Mosquito-Borne Virus Infects Human for First TimeNewser — Neal Colgrass
A coastal virus that can cause a rash and mild fever has officially infected a person for the first time, NPR reports. Scientists say it took 18 months to figure out that a Florida teen who got sick during the Zika outbreak of 2016 actually had the Keystone virus, which is carried by mosquitos.
"We couldn't identify what was going on," J. Glenn Morris, head of the Emerging Pathogens Institute at the University of Florida, tells WUSF. "We screened this with all the standard approaches and it literally took a year and a half of sort of dogged laboratory work to figure out what this virus was." There wasn't even a test to detect Keystone virus in humans.
The 16-year-old boy had a fever and a bad rash, but not the encephalitis (or brain inflammation) that a group of viruses including Keystone can cause in animals.

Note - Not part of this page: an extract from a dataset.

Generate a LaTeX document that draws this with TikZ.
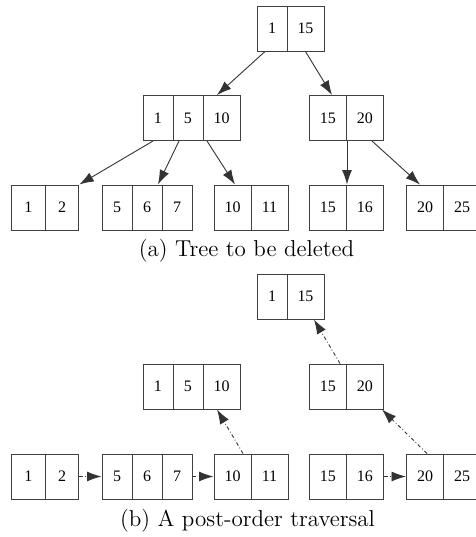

First seen in America in 1964, Keystone is known to infect "animal populations along coastal regions stretching from Texas to the Chesapeake Bay," per a University of Florida Health statement.
Scientists have long suspected there are human cases, but the new study in Clinical Infectious Diseases confirms it. "The infection may actually be fairly common in North Florida," says lead study author John Lednicky.
"It's one of these instances where if you don't know to look for something, you don't find it."